Silicon Valley's Shameful Purging of Peter Thiel - altstar
http://theweek.com/articles/655825/silicon-valleys-shameful-purging-peter-thiel
======
rtpg
This article is fun

>Great innovators, great thinkers, great inventors — they are almost always
weirdos

Yeah, oh boy, racism! Those crazy thinkers, up to their own sillyness!

Now onto a real point the article tries to make:

> And the thing that is unmistakable about the rise of the National Front —
> now the most popular party in France — is that what is now referred to in
> the press as "the demonization strategy" has not only failed but contributed
> to the National Front's rise.

This is categorically and provably false.

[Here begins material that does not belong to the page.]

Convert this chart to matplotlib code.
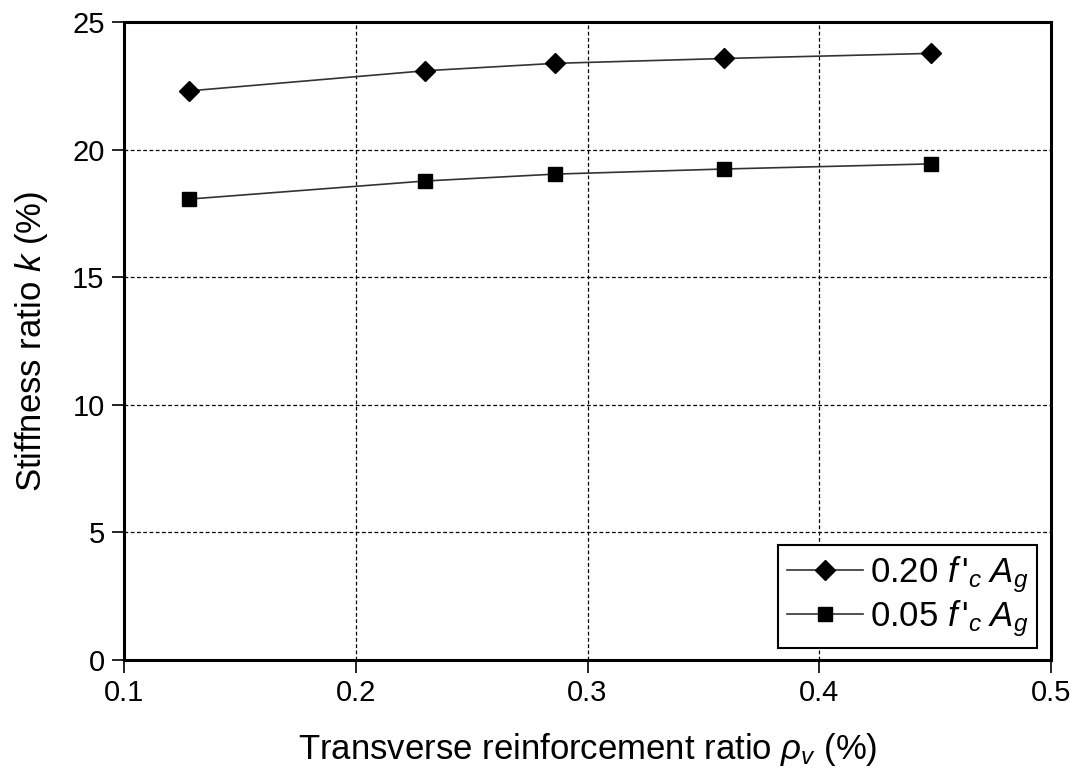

When the National Front actually
made it to the second round of elections, their score went from 17% of votes
to.. 18% of votes. of the 60-odd percent of people who had to change their
vote between two rounds, only 1% decided to go full-fascist. This was entirely
due to a massive media campaign pointing this out. The demonization campaign
was a massive success!

The only reason the National Front is ahead today is because of a massive, 10
year "de-demonization" process, that went up to full exclusion of the former
parter leader.

You see the same trope with Trump. "Oh, pointing out he's awful does
nothing!".

But polls show that going over Trump's scandals over and over actually cause
his numbers to fall! Demonization campaigns have worked for a long time, and
won't stop working for a while.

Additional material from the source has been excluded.